In una maniera totalmente nuova rispetto ai processi di pace precedenti si è stabilita una giurisdizione speciale per sentenziare su questi delitti. In altre parole, attraverso la creazione di tribunali ad hoc differenti da quelli normalmente usati in Colombia, che si faranno carico delle sanzioni di tutti i crimini contro l’umanità. Simultaneamente si è stabilito un tempo di sei mesi per concludere questo accordo di pace e questo periodo si conclude il 23 di marzo del 2016. Si sta lavorando alacremente per risolvere i punti ancora aperti, che, come si definisce nel linguaggio in uso nelle Nazioni Unite, si chiamano blanket (parentesi, ndr), ossia cose non affrontate nei dettagli perché altrimenti prolungavano la trattativa.

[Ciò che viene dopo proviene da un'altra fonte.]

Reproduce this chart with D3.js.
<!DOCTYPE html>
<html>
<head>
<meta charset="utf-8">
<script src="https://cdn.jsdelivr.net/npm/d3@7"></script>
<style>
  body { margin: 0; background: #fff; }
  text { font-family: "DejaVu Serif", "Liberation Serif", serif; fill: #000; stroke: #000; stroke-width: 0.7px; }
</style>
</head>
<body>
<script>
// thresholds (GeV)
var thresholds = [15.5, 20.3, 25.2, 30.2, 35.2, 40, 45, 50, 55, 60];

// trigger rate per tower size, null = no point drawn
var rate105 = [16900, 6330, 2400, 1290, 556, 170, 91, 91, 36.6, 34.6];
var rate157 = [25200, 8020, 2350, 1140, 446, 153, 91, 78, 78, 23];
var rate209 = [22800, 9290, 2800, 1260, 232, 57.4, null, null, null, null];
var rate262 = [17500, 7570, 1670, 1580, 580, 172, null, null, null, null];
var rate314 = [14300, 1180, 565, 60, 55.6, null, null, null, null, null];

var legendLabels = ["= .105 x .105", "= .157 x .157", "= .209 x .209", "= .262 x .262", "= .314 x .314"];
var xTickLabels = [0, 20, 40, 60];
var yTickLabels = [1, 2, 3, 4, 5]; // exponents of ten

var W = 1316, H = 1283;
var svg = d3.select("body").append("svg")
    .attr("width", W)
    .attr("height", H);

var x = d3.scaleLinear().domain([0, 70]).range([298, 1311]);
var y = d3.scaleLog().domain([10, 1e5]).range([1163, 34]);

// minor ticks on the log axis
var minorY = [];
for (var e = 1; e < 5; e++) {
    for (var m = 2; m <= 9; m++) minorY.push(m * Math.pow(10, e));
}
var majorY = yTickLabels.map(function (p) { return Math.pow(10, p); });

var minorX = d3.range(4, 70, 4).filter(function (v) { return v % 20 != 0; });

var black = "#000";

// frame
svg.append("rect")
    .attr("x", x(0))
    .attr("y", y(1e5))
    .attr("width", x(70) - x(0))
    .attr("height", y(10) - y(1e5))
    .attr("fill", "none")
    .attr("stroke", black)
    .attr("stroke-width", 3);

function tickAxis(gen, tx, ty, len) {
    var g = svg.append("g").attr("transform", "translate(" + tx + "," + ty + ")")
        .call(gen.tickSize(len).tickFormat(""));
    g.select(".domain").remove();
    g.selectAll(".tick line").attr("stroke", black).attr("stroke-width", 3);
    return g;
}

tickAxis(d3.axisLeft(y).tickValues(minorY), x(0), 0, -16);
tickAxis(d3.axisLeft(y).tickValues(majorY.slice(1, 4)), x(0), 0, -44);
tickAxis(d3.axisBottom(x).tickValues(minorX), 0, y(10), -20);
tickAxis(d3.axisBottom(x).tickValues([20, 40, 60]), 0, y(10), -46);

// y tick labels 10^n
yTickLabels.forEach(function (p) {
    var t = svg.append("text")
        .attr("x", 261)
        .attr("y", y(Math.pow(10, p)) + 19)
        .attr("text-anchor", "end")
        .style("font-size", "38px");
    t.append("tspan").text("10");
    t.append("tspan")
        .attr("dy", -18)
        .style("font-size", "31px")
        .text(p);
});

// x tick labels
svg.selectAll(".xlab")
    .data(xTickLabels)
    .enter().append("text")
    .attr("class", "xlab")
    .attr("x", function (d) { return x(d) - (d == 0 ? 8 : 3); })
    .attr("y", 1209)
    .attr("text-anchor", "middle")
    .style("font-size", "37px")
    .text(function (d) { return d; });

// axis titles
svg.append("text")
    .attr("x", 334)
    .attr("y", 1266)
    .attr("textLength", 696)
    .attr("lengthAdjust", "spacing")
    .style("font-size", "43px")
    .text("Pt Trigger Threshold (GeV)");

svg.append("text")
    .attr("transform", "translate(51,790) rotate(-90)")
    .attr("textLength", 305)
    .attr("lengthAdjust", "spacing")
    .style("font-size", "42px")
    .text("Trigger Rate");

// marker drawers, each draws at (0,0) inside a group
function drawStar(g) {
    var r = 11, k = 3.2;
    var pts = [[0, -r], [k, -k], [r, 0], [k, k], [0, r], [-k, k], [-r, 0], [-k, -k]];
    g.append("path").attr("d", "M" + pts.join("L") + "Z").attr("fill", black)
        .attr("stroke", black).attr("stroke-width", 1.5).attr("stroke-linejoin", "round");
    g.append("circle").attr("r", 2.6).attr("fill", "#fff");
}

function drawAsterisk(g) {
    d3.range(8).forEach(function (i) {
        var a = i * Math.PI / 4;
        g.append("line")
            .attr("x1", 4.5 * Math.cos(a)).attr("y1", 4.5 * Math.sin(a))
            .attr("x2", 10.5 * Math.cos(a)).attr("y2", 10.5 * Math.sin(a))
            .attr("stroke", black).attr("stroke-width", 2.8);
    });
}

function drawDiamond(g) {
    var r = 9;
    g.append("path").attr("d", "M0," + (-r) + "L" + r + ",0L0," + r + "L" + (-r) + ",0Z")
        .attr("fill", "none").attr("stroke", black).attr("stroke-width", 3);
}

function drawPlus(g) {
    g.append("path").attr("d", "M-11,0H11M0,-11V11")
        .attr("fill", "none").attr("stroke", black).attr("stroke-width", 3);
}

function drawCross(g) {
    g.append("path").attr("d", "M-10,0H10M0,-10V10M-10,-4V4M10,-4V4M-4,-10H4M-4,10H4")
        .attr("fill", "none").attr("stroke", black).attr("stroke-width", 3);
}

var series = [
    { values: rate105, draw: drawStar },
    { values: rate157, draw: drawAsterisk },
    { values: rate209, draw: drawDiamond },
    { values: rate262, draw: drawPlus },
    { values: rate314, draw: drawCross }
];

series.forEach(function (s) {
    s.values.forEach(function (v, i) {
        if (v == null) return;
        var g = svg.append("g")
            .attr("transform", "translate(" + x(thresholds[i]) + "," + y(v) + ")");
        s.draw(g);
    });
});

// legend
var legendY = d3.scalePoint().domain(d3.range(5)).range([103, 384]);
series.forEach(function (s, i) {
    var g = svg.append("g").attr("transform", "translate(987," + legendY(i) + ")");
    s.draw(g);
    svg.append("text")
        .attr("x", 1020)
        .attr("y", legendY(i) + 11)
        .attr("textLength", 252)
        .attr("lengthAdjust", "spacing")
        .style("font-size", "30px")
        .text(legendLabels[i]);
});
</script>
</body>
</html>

In sostanza, il processo ormai è in uno stato molto avanzato e, anche se ci sono situazioni ancora pendenti, abbiamo raggiunto quello che tecnicamente si definisce il punto di non ritorno, ossia quando le parti procedono nei negoziati senza tornare sui loro passi. Noi tutti partecipanti nutriamo la speranza che si potrà arrivare a una buona conclusione in nome della pace.
L’accordo è indubbiamente storico, ma mi risulta che l’Esercito di liberazione nazionale, l’altro movimento di lotta armata, stia raggiungendo un accordo separato. A questo punto si può dire che, seppur non inclusa questa fazione nelle trattative dell’Avana, la pace sia imminente in Colombia?
Effettivamente in Colombia esistono due grandi organizzazioni, create ambedue nel 1975, che hanno differenze sostanziali e che nacquero a causa dell’impatto che ha avuto nella Regione la Rivoluzione cubana. La pace ovviamente transita attraverso un accordo del Governo colombiano con ambedue le organizzazioni. Attualmente le Farc sono quella maggiore ed è quindi stato più facile iniziare. Però, nel giugno del 2014, attraverso un comunicato, l’Eln si è detto disposto a iniziare un percorso verso l’accordo di pace attraverso una trattativa pubblica. Penso che anche questo processo sia in una fase molto avanzata ed è mia opinione personale che a breve avremo dei risultati positivi.
Su cosa basa questa convinzione?
In questo secondo dialogo che eventualmente inizierà nei prossimi mesi bisogna mettere in conto fatti che renderanno più favorevole un accordo perché, in primo luogo, i punti che si sono raggiunti con le Farc predispongono a un buon risultato anche in forma accelerata. Poi c’è da considerare l’impatto che nell’opinione pubblica ha prodotto il negoziato, fatto che costituisce un elemento di pressione della società colombiana nei riguardi del secondo grande gruppo armato che è l’Eln. Infine, nelle conversazioni che si sono portate avanti preliminarmente si sono trattati altri punti complementari sui quali c’è stato un accordo, cosa che mi fa pensare che in questa seconda trattativa si procederà più celermente.
Quali benefici potrà fornire al Continente latinoamericano questo accordo?
Io farei due considerazioni. In primo luogo, l’impatto interno che si vedrà in Colombia, con la fine di un conflitto che dura ormai da 50 anni dalla fondazione delle Farc e dell’Eln, con molti autori di un altro: la guerra civile che si produsse nell’aprile del 1948 con l’assassinio del grande leader popolare Jorge Eliécer Gaitán e che nei sette anni seguenti provocò 250.000 morti in combattimenti, risolta con un patto tra le due forze politiche del Paese, Liberali e Conservatori. Credo che la Colombia abbia una lunga tradizione di violenze interne e superare questa situazione, anche nei calcoli degli economisti e delle persone che si occupano di statistiche nel Paese, non potrà far altro che avere un impatto positivo.
Di quale entità?
Già si segnala un innalzamento del Pil dell’1,2% e il controllo delle organizzazioni guerrigliere produrrà uno sviluppo importante per la Colombia, il clima di pace amplierà la forza delle istituzioni e ridurrà gli enormi costi della guerra. Come molti analisti hanno detto, ciò porterà alla nascita di una nuova Colombia. Ma sicuramente l’impatto risulterebbe estremamente positivo in tutta l’America Latina, dove si sono compiuti passi da gigante per il raggiungimento della pace e del disarmo nel territorio dei venti paesi che la compongono. Lei sicuramente ricorderà che fin dal 1969 si è firmato in Messico, a Tlatelolco, un accordo sulla denuclearizzazione, che è stato rispettato rigorosamente anche attraverso una segreteria di controllo permanente, cui dobbiamo sommare la fine dei conflitti civili perché, con la risoluzione colombiana, l’America Latina non avrà più nessun conflitto armato, come hanno programmato i suoi governanti prospettando il Continente come una zona di pace, requisito indispensabile per un processo di integrazione e cooperazione regionale.